3 Mobile: give up the iPhones!
Well. I am plum tuckered out. I’ve just spent a gruelling couple of days successfully convincing 3 Mobile in Australia to let me have an iPhone contract. As a basic negotiation between two parties I find getting a home loan or attaining UK citizenship to be easier.
As I have just moved back to Australia from the UK with my partner and baby daughter, don’t yet have a job, and am staying with my parents, I fail 3 Mobile’s hilariously stringent credit policy. (although my partner, strangely, doesn’t, by virtue of the fact that as a woman she can claim the legitimate occupation of ‘housewife’). In a protracted series of conversations, I was forced to prove I had enough cash to pay a 2 year contract outright approximately 40 times over. The credit department said ‘meh’ and offered me a Nokia 2730 instead, claiming I couldn’t necessarily be trusted with a ‘high end’ iPhone. Eventually they relented after I pointed out the stupidity of approving my partner for the same phone, despite us sharing bank accounts.
I get that there are genuine credit risks out there.

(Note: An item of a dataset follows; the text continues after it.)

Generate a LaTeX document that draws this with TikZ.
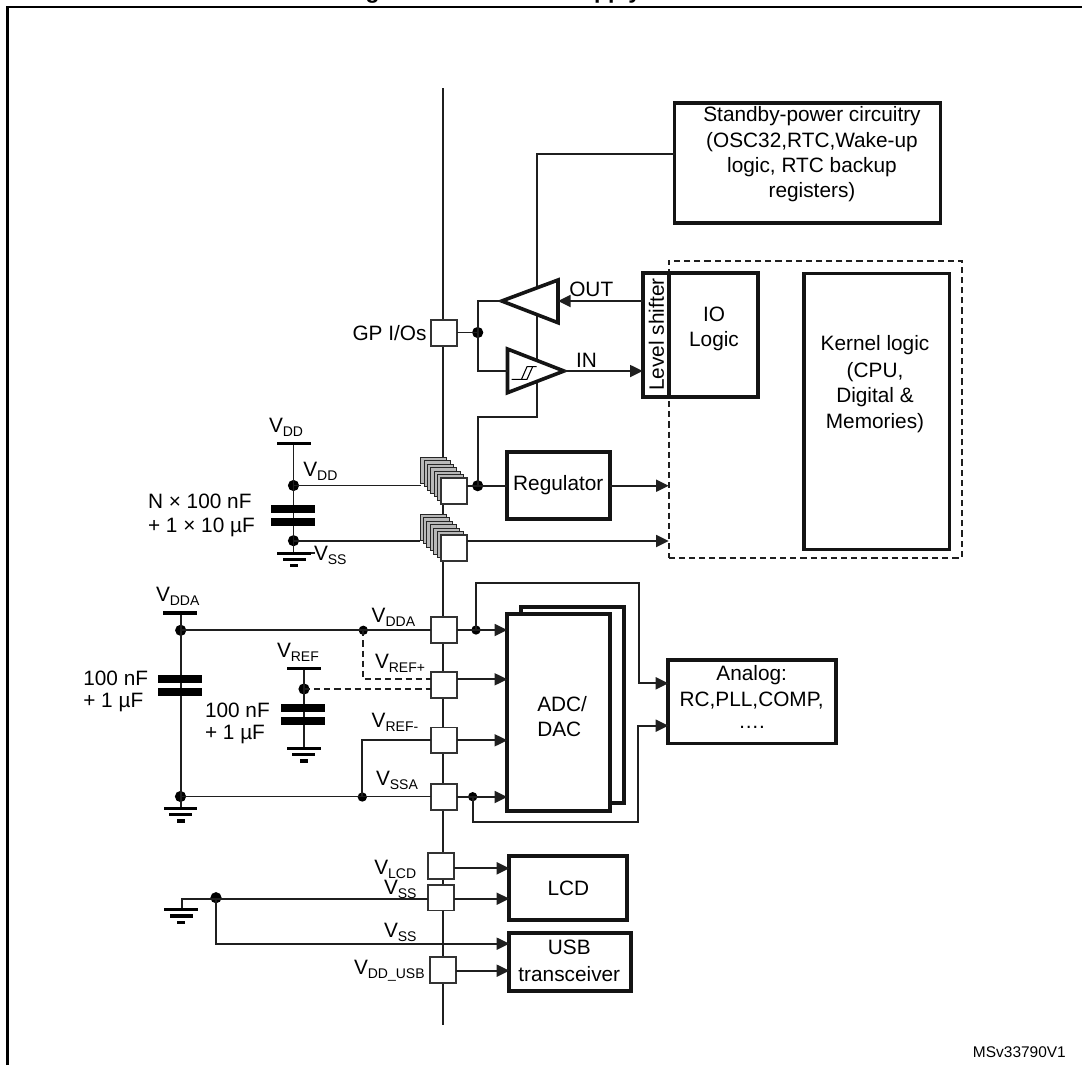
\documentclass[tikz,border=0pt]{standalone}
\usepackage{fontspec}
\setmainfont{Liberation Sans}
\usetikzlibrary{arrows.meta}
\newcommand{\vsub}[1]{V{\fontsize{10.5}{12}\selectfont\raisebox{-3pt}{#1}}}
\tikzset{
  wire/.style={line width=1.35pt,draw=black!88},
  arr/.style={wire,-{Triangle[length=9.5pt,width=9pt]}},
  dsh/.style={wire,dash pattern=on 4.6pt off 3pt},
  bx/.style={draw=black!92,fill=white,line width=2.8pt,inner sep=0pt,outer sep=0pt,align=center,
    font=\fontsize{15.6}{19.2}\selectfont},
  pad/.style={draw=black!80,fill=white,line width=1.3pt,minimum width=19.5pt,minimum height=19.3pt,inner sep=0pt,outer sep=0pt},
  lay/.style={draw=black!85,fill=black!28,line width=.7pt,minimum width=19.5pt,minimum height=19.3pt,inner sep=0pt,outer sep=0pt},
  dot/.style={circle,fill=black,draw=none,inner sep=0pt,outer sep=0pt,minimum size=8.4pt},
  sdot/.style={circle,fill=black,draw=none,inner sep=0pt,outer sep=0pt,minimum size=7pt},
  plate/.style={fill=black,draw=none},
  lbl/.style={inner sep=0pt,outer sep=0pt,font=\fontsize{15.6}{19}\selectfont,anchor=base west},
  txt/.style={inner sep=0pt,outer sep=0pt,font=\fontsize{15.6}{19}\selectfont}
}
\begin{document}
\begin{tikzpicture}[x=0.75pt,y=-0.75pt]
\useasboundingbox (0,0) rectangle (1082,1065);
% title (only the descenders fall on the page)
\node[inner sep=0pt,anchor=base west,font=\fontsize{17.2}{20}\selectfont\bfseries] (t1) at (345,-1.6) {Figure};
\node[inner sep=0pt,anchor=base west,font=\fontsize{17.2}{20}\selectfont\bfseries] (t2) at (567,-1.6) {supply};
% frame
\coordinate (fa) at (7.5,1065);\coordinate (fb) at (7.5,6.7);\coordinate (fc) at (1082,6.7);
\draw[line width=1.6pt,line join=miter] (fa) -- (fb) -- (fc);
% main rail
\coordinate (railT) at (442.7,88);\coordinate (railB) at (442.7,1025);
\draw[wire] (railT) -- (railB);

% --- boxes
\node[bx,minimum width=199.5pt,minimum height=89.5pt] (standby) at (807.5,163) {};
\node[txt,align=center] (standbyA) at (812,116) {Standby-power circuitry};
\node[txt] (standbyB) at (812,141.7) {(OSC32,RTC,Wake-up};
\node[txt] (standbyC) at (812,167.3) {logic, RTC backup};
\node[txt] (standbyD) at (812,192.3) {registers)};

% dashed kernel frame
\node[draw=black!88,line width=1.3pt,dash pattern=on 4.6pt off 3pt,minimum width=219.7pt,minimum height=222.8pt,inner sep=0,outer sep=0] (core) at (815.2,409.2) {};
\node[bx,minimum width=108.8pt,minimum height=207.2pt,line width=2.3pt] (kernel) at (876.5,411.2) {};
\node[txt] (kA) at (875,345.5) {Kernel logic};
\node[txt] (kB) at (875,371.7) {(CPU,};
\node[txt] (kC) at (875,397) {Digital \&};
\node[txt] (kD) at (875,422.7) {Memories)};

\node[bx,minimum width=76.5pt,minimum height=92.8pt] (io) at (707.3,334.9) {};
\node[txt] (ioA) at (714,314) {IO};
\node[txt] (ioB) at (714,340.7) {Logic};
\node[bx,minimum width=20pt,minimum height=92.8pt] (ls) at (656,334.9) {};
\node[txt,rotate=90] (lsT) at (656.5,334.5) {Level shifter};

\node[bx,minimum width=77.5pt,minimum height=50.7pt] (reg) at (558.3,485.5) {Regulator};

\node[bx,minimum width=77.2pt,minimum height=147.5pt] (adcb) at (572.2,705) {};
\node[bx,minimum width=77pt,minimum height=147.5pt] (adc) at (558.6,712.6) {};
\node[txt,anchor=base west] (adcA) at (537.3,711) {ADC/};
\node[txt,anchor=base west] (adcB) at (537.3,736) {DAC};

\node[bx,minimum width=125.5pt,minimum height=62.5pt] (analog) at (752,701.7) {};
\node[txt] (anA) at (751.7,675.5) {Analog:};
\node[txt] (anB) at (751.7,700.7) {RC,PLL,COMP,};
\node[txt] (anC) at (751.7,727) {….};

\node[bx,minimum width=88.5pt,minimum height=48pt] (lcd) at (568.3,888) {LCD};
\node[bx,minimum width=91pt,minimum height=43.5pt,line width=3.1pt] (usb) at (570,961.7) {};
\node[txt] (usbA) at (569.3,947.7) {USB};
\node[txt] (usbB) at (569.3,974.3) {transceiver};

% --- pads on rail
\node[pad] (pGP) at (443.7,333) {};
\node[pad] (pDDA) at (443.7,630) {};
\node[pad] (pREFp) at (443.7,685.2) {};
\node[pad] (pREFm) at (443.7,740.3) {};
\node[pad] (pSSA) at (443.7,797) {};
\node[pad] (pLCD) at (441.2,866) {};
\node[pad] (pSS) at (441.2,897.5) {};
\node[pad] (pUSB) at (443,970) {};

% stacked pads
\foreach \i in {0,...,5}{
  \node[lay] (sa\i) at ({433.7+\i*3.4},{470.3+\i*3.4}) {};
  \node[lay] (sb\i) at ({433+\i*3.45},{527.3+\i*3.45}) {};
}
\node[pad] (pVDD) at (453.7,491.2) {};
\node[pad] (pVSS) at (453.7,548) {};

% --- buffers
\coordinate (oA) at (501.7,301);\coordinate (oB) at (558,280);\coordinate (oC) at (558,322.7);
\coordinate (iA) at (564,371);\coordinate (iB) at (507.5,349);\coordinate (iC) at (507.5,392.7);
\coordinate (stbTurn) at (536.7,154.3);
\coordinate (supTurn) at (536.7,416.7);
\coordinate (jTop) at (477.7,301);
\coordinate (jBot) at (477.7,371);
\node[dot] (jGP) at (477.7,332.5) {};
\node[dot] (jVDD) at (477.7,485.7) {};
\draw[wire] (standby.west |- stbTurn) -- (stbTurn) -- (supTurn) -- (jVDD.center |- supTurn) -- (jVDD.center);
\draw[line width=2.7pt,fill=white,draw=black!92,line join=miter] (oA) -- (oB) -- (oC) -- cycle;
\draw[line width=2.7pt,fill=white,draw=black!92,line join=miter] (iA) -- (iB) -- (iC) -- cycle;
\draw[wire] (pGP.east |- jGP) -- (jGP.center);
\draw[wire] (oA) -- (jTop) -- (jBot) -- (iB |- iA);
% hysteresis symbol
\coordinate (h1) at (511.7,379.3);\coordinate (h2) at (527,379.3);\coordinate (h3) at (532.5,367);
\coordinate (h4) at (521.5,379.3);\coordinate (h5) at (527,366.7);\coordinate (h6) at (536.7,366.7);
\draw[line width=.8pt] (h1) -- (h2) -- (h3);
\draw[line width=.8pt] (h4) -- (h5) -- (h6);
% OUT / IN
\draw[arr] (ls.west |- oA) -- (oB |- oA);
\draw[arr] (iA) -- (ls.west |- iA);
\node[txt,anchor=west] (lOUT) at (569.3,289.3) {OUT};
\node[txt,anchor=west] (lIN) at (576,360) {IN};
\node[txt,anchor=east] (lGP) at (426.5,333) {GP I/Os};

% regulator wires
\draw[wire] (pVDD.east |- jVDD) -- (reg.west |- jVDD);
\draw[arr] (reg.east |- jVDD) -- (core.west |- jVDD);
\coordinate (vssY) at (669,541);
\draw[arr] (pVSS.east |- vssY) -- (core.west |- vssY);

% VDD decoupling
\coordinate (vddTop) at (293.5,443.3);
\coordinate (vddGnd) at (293.5,553.3);
\node[dot] (jA) at (293.5,485.5) {};
\node[dot] (jB) at (293.5,540.7) {};
\draw[wire] (vddTop) -- (vddGnd);
\draw[wire] (jA.center) -- (sa0.west |- jA);
\draw[wire] (jB.center) -- (sb0.west |- jB);
\coordinate (tk1) at (311,553.3);\coordinate (tk2) at (315,553.3);
\draw[wire] (tk1) -- (tk2);
\fill[plate] (276.7,441.5) rectangle (311,445.2);
\fill[plate] (271,505) rectangle (315,513);
\fill[plate] (271,518) rectangle (315,526);
\fill[plate] (276.7,551.6) rectangle (311,555);
\fill[plate] (282.7,558) rectangle (305.7,561.4);
\fill[plate] (290,564) rectangle (298.3,567.4);
\node[lbl] (vA) at (269,432) {\vsub{DD}};
\node[lbl] (vB) at (303.3,476.7) {\vsub{DD}};
\node[lbl] (vC) at (314,560) {\vsub{SS}};
\node[txt,anchor=west] (cA) at (148,501.7) {N × 100 nF};
\node[txt,anchor=west] (cB) at (148,527) {+ 1 × 10 µF};

% VDDA decoupling
\node[dot] (jD1) at (180.7,630.3) {};
\node[sdot] (jD2) at (363.3,630.3) {};
\node[dot] (jS1) at (180.5,796.5) {};
\node[sdot] (jS2) at (362.3,797) {};
\coordinate (ddaTop) at (180.7,613);
\coordinate (ddaGnd) at (180.7,808.3);
\draw[wire] (ddaTop) -- (ddaGnd);
\draw[wire] (jD1.center) -- (pDDA.west |- jD1);
\draw[wire] (jS1.center) -- (pSSA.west |- jS1);
\coordinate (refmY) at (362.3,740.3);
\draw[wire] (jS2.center) -- (refmY) -- (pREFm.west |- refmY);
\fill[plate] (163.3,611.2) rectangle (197.3,614.9);
\fill[plate] (158.3,675) rectangle (202,683);
\fill[plate] (158.3,688) rectangle (202,696);
\fill[plate] (163.7,806.6) rectangle (197.3,810);
\fill[plate] (169.3,812.6) rectangle (192,816);
\fill[plate] (176.7,819.3) rectangle (185,822.7);

% VREF decoupling
\node[dot] (jR) at (304,689) {};
\coordinate (refTop) at (304,668.3);
\coordinate (refGnd) at (304,748.3);
\draw[wire] (refTop) -- (refGnd);
\coordinate (dTurn) at (363.3,679.3);
\draw[dsh] (jD2.center) -- (dTurn) -- (pREFp.west |- dTurn);
\draw[dsh] (jR.center) -- (pREFp.west |- jR);
\fill[plate] (286.7,666.5) rectangle (320.7,670.2);
\fill[plate] (281,704) rectangle (325,712);
\fill[plate] (281,717) rectangle (325,725);
\fill[plate] (286.7,746.6) rectangle (320.7,750);
\fill[plate] (292.3,752.6) rectangle (315,756);
\fill[plate] (299.7,759.3) rectangle (308,762.7);

\node[lbl] (l1) at (156,601) {\vsub{DDA}};
\node[lbl] (l2) at (371.7,622) {\vsub{DDA}};
\node[lbl] (l3) at (277,657) {\vsub{REF}};
\node[lbl] (l4) at (375,668.7) {\vsub{REF+}};
\node[lbl] (l5) at (371.7,727.7) {\vsub{REF-}};
\node[lbl] (l6) at (376,785) {\vsub{SSA}};
\node[txt,anchor=west] (c1) at (83.3,678) {100 nF};
\node[txt,anchor=west] (c2) at (83.3,702.7) {+ 1 µF};
\node[txt,anchor=west] (c3) at (205,710) {100 nF};
\node[txt,anchor=west] (c4) at (205,734) {+ 1 µF};

% analog wires
\node[sdot] (jAn1) at (476,630) {};
\node[sdot] (jAn2) at (472.7,796.7) {};
\draw[arr] (pDDA.east) -- (adc.west |- pDDA.east);
\coordinate (rpY) at (507,679.3);
\draw[arr] (pREFp.east |- rpY) -- (adc.west |- rpY);
\draw[arr] (pREFm.east) -- (adc.west |- pREFm.east);
\draw[arr] (pSSA.east) -- (adc.west |- pSSA.east);
\coordinate (a1) at (476,583.3);\coordinate (a2) at (639,583.3);\coordinate (a3) at (639,683.3);
\draw[arr] (jAn1.center) -- (a1) -- (a2) -- (a3) -- (analog.west |- a3);
\coordinate (b1) at (472.7,822.3);\coordinate (b2) at (638.3,822.3);\coordinate (b3) at (638.3,725.7);
\draw[arr] (jAn2.center) -- (b1) -- (b2) -- (b3) -- (analog.west |- b3);

% lower section
\coordinate (lcdY) at (509,868.3);\coordinate (ssY) at (509,898.7);
\draw[arr] (pLCD.east |- lcdY) -- (lcd.west |- lcdY);
\draw[arr] (pSS.east |- ssY) -- (lcd.west |- ssY);
\coordinate (usbY) at (509,970.7);
\draw[arr] (pUSB.east |- usbY) -- (usb.west |- usbY);
\node[dot] (jG) at (216,897.7) {};
\coordinate (gT) at (181.7,898.7);\coordinate (gB) at (181.7,909.7);
\draw[wire] (gB) -- (gT) -- (pSS.west |- gT);
\coordinate (vssT) at (216,943.7);
\draw[arr] (jG.center) -- (vssT) -- (usb.west |- vssT);
\fill[plate] (164.3,908) rectangle (198.3,911.4);
\fill[plate] (170,914.3) rectangle (192.7,917.7);
\fill[plate] (177.3,921) rectangle (185.3,924.4);
\node[lbl] (l7) at (374.3,874) {\vsub{LCD}};
\node[lbl] (l8) at (384,894) {\vsub{SS}};
\node[lbl] (l9) at (384,937.3) {\vsub{SS}};
\node[lbl] (l10) at (354,974.3) {\vsub{DD\_USB}};

\node[inner sep=0pt,anchor=base west,font=\fontsize{11.6}{14}\selectfont] (ms) at (972.7,1057.7) {MSv33790V1};
\end{tikzpicture}
\end{document}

People who will likely default and cost 3 money, and I don’t blame them for trying to weed such people out. But by spending a couple of minutes looking at my particulars, any bank manager could see I’m not a huge credit risk. If I can’t get approval with 3, there must be many more people in the same boat – I imagine younger people with casual/part-time jobs would struggle, and would also be very likely to want one. What do 3 Mobile get out of denying them contracts?
For starters, iPhone users are valuable customers for a carrier. They spend more on voice and data, are willing to be tied to long/expensive contracts, and also spend more on content (this is potentially good for 3 Mobile Australia which has invested a lot in some great content).
I get that for carriers, selling iPhones probably runs a thinner margin. Some reports have suggested that iPhones aren’t profitable for carriers, although I and others find that hard to believe. While I’m sure carriers make an initial loss (and Apple make a bomb), over the life of the contract I’m sure they can turn that into handsome profit.
But even so, if the iPhone makes a loss it’s a very strong loss leader. Everyone wants an iPhone – it is by far the most desirable mobile phone on the market. If you don’t scoop those people up, they’ll go somewhere else. If your credit policies are making it difficult to turn customers into more valuable iPhone users, I wouldn’t exactly throw contracts at people, but I would think seriously about refining my policies. Find a way to put iPhones into the hands of part-time workers and 19 year olds. Pre-paid, contract, something else entirely, maybe something – golly – innovative (a first for the Australian consumer telecoms industry). Just find a way to make it work, because if you don’t, you’ll lose in the end.